WHAT IS ASKED:
Answer with a single number, the count of lines holding the word "that".

EXTRACTED RECORDS:
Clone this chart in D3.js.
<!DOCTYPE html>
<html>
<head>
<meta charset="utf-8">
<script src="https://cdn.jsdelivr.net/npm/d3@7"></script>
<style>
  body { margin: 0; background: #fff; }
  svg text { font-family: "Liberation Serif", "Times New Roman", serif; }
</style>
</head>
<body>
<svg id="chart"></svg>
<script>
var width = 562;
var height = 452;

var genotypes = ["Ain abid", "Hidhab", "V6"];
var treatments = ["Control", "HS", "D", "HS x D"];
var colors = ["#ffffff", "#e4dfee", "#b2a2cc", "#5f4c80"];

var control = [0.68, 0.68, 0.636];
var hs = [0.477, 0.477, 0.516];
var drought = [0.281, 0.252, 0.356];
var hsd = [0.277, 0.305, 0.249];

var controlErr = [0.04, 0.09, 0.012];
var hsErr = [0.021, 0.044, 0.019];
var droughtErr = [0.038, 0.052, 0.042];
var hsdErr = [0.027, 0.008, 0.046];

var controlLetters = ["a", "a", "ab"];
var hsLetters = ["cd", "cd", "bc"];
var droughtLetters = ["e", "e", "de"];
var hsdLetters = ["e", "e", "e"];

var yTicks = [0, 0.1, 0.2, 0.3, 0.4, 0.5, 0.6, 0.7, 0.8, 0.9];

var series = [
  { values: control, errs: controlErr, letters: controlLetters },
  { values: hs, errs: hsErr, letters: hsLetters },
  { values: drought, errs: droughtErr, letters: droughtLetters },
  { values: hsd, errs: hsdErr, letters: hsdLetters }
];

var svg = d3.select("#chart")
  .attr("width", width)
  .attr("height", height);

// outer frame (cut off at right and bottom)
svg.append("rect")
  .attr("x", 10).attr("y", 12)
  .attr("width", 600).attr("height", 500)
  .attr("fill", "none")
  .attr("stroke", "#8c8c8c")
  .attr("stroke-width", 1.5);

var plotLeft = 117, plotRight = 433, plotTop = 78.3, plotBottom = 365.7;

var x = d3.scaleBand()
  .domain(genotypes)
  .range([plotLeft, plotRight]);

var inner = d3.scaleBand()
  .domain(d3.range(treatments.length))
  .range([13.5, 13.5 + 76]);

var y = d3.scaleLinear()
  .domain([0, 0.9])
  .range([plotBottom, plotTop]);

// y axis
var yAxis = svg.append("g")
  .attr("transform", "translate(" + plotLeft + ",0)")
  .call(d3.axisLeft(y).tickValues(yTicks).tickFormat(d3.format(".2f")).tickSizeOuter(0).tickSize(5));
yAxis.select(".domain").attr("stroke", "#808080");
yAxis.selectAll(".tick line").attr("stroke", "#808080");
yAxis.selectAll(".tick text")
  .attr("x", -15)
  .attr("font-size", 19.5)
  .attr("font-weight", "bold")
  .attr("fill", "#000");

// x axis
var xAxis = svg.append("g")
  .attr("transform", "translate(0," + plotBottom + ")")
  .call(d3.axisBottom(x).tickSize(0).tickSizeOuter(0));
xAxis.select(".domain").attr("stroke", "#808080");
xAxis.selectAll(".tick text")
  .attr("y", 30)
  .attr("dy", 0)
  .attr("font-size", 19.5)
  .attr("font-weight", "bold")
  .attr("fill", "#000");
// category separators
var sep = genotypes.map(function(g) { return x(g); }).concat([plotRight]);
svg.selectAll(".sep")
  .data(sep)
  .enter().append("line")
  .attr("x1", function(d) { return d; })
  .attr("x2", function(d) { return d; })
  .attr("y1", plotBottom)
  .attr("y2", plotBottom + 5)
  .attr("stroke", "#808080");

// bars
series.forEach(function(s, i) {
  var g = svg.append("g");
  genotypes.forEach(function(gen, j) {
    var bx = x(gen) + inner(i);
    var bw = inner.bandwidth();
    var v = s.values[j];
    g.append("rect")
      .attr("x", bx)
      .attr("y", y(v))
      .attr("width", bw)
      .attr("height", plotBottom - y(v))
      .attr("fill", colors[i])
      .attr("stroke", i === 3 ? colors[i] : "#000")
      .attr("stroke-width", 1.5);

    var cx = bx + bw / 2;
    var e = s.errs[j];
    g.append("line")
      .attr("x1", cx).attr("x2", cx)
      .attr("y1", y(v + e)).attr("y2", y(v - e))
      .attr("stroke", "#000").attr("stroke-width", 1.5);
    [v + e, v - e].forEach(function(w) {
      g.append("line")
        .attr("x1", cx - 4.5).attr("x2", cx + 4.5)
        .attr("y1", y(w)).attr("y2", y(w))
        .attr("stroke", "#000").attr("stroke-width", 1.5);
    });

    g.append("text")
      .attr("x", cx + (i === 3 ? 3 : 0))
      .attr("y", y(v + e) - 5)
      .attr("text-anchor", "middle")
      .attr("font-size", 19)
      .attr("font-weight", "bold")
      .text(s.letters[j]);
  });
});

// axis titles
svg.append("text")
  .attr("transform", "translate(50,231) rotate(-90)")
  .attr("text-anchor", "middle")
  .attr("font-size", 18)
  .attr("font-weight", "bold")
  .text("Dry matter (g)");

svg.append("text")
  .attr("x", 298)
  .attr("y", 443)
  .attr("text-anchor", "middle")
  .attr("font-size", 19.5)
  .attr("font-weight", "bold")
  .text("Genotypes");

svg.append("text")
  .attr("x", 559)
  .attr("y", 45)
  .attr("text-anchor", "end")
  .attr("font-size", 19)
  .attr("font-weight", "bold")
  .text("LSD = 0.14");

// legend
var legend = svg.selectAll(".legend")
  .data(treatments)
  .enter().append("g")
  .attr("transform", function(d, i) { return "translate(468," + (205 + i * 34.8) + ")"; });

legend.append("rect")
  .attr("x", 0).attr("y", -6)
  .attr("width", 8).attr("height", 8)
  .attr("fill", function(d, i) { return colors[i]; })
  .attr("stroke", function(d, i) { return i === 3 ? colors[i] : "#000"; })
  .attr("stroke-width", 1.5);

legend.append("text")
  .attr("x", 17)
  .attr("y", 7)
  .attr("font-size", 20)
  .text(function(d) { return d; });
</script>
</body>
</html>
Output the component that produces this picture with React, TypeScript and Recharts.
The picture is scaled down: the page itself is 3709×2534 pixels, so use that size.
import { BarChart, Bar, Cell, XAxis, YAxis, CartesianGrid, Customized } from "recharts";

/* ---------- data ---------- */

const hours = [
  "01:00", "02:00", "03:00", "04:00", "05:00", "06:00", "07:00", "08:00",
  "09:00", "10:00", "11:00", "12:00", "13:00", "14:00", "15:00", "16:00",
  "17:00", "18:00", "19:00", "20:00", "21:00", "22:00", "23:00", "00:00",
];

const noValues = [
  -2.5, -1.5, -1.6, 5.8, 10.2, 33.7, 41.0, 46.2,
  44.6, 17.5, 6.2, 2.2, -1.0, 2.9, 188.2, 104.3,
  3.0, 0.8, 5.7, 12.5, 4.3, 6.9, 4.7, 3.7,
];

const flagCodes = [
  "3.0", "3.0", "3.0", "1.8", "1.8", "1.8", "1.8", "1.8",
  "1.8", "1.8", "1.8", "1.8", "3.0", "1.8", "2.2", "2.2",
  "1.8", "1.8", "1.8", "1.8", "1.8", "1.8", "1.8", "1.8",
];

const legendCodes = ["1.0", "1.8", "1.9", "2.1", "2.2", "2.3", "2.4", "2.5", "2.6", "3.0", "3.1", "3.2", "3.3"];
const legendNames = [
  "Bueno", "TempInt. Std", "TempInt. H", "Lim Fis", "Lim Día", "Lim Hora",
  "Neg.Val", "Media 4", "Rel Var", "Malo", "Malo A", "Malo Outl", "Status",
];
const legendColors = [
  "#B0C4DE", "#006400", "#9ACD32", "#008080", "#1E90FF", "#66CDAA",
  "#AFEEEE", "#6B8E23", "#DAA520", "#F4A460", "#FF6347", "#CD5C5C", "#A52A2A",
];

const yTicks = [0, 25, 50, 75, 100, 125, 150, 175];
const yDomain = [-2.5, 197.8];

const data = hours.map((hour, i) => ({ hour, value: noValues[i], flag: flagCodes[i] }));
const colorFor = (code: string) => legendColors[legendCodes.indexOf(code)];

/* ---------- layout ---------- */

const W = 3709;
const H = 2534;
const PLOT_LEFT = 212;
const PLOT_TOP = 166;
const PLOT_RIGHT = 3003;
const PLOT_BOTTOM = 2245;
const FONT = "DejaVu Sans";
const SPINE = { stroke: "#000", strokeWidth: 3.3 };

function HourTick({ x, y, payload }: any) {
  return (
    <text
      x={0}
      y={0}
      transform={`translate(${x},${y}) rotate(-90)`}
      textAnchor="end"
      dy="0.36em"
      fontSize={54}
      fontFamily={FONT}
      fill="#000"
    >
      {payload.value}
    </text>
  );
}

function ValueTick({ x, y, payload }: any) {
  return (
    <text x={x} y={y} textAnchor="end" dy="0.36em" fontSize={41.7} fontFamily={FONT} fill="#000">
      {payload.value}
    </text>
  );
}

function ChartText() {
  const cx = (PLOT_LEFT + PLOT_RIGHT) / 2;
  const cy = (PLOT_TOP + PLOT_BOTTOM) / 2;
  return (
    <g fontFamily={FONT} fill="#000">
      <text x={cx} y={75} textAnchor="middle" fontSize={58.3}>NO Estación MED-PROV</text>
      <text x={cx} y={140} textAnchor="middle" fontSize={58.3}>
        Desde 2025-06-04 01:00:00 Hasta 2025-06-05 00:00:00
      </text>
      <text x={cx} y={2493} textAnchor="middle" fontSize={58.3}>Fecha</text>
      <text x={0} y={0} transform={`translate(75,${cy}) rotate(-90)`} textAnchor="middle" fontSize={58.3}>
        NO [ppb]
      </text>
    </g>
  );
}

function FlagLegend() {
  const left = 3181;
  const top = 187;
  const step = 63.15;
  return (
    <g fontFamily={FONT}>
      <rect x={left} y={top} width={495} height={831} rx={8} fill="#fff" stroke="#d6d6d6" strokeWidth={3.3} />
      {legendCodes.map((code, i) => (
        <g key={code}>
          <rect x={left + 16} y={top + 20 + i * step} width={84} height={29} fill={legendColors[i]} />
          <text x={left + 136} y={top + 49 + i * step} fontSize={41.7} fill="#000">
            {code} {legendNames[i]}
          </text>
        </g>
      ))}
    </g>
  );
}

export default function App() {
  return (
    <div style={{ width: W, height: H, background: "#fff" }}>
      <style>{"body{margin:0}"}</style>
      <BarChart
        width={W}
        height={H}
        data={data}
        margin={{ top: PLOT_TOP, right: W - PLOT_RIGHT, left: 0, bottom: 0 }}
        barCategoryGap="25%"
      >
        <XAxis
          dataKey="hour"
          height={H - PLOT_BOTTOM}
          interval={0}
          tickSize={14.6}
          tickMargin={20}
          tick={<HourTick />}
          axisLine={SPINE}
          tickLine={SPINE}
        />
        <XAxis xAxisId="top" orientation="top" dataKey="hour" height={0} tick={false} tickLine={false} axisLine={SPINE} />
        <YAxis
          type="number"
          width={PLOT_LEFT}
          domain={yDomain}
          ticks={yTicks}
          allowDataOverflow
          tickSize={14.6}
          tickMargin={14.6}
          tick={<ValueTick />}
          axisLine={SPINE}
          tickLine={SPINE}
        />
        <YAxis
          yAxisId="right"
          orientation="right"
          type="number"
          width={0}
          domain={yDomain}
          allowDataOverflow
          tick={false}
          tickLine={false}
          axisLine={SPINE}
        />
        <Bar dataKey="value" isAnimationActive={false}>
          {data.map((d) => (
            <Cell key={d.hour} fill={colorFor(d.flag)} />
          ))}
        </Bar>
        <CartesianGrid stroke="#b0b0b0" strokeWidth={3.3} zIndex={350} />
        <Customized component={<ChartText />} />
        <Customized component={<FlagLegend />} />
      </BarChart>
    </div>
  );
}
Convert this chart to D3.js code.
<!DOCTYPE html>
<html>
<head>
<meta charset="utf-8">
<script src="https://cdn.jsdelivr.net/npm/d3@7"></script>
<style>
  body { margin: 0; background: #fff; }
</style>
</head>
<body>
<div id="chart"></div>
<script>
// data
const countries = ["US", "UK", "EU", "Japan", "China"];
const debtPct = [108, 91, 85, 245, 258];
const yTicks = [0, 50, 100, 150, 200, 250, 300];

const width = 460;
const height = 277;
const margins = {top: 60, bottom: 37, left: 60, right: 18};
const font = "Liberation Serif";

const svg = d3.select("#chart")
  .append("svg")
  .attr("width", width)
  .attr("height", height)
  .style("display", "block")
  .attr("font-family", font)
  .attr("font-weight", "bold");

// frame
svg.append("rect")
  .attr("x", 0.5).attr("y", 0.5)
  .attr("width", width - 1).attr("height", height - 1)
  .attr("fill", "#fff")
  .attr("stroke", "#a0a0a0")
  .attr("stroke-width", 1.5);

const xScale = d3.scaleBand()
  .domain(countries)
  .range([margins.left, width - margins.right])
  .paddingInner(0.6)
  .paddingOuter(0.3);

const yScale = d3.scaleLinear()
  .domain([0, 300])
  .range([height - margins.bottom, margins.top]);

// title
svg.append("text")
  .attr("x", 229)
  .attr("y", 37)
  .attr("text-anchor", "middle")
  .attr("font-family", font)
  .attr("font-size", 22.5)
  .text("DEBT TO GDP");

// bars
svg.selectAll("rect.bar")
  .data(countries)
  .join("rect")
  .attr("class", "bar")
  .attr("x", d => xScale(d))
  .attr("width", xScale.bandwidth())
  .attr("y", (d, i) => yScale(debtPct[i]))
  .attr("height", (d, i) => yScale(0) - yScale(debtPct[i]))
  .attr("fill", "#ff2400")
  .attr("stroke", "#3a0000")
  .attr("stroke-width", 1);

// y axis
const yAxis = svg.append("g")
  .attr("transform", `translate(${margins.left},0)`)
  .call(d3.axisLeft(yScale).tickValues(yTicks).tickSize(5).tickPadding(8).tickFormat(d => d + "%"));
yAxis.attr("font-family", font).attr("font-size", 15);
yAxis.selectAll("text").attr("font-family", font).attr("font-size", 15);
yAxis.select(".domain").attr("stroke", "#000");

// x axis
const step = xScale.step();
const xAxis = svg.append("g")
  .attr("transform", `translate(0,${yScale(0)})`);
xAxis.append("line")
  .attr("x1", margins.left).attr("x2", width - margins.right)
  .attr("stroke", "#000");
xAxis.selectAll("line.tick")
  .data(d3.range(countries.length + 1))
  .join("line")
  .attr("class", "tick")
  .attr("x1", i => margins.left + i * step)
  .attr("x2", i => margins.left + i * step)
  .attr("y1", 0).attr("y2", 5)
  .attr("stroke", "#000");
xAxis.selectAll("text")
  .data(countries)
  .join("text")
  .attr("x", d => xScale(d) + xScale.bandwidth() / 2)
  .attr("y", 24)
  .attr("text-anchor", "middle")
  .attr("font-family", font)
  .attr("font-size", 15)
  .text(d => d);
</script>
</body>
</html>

IN RESPONSE:
2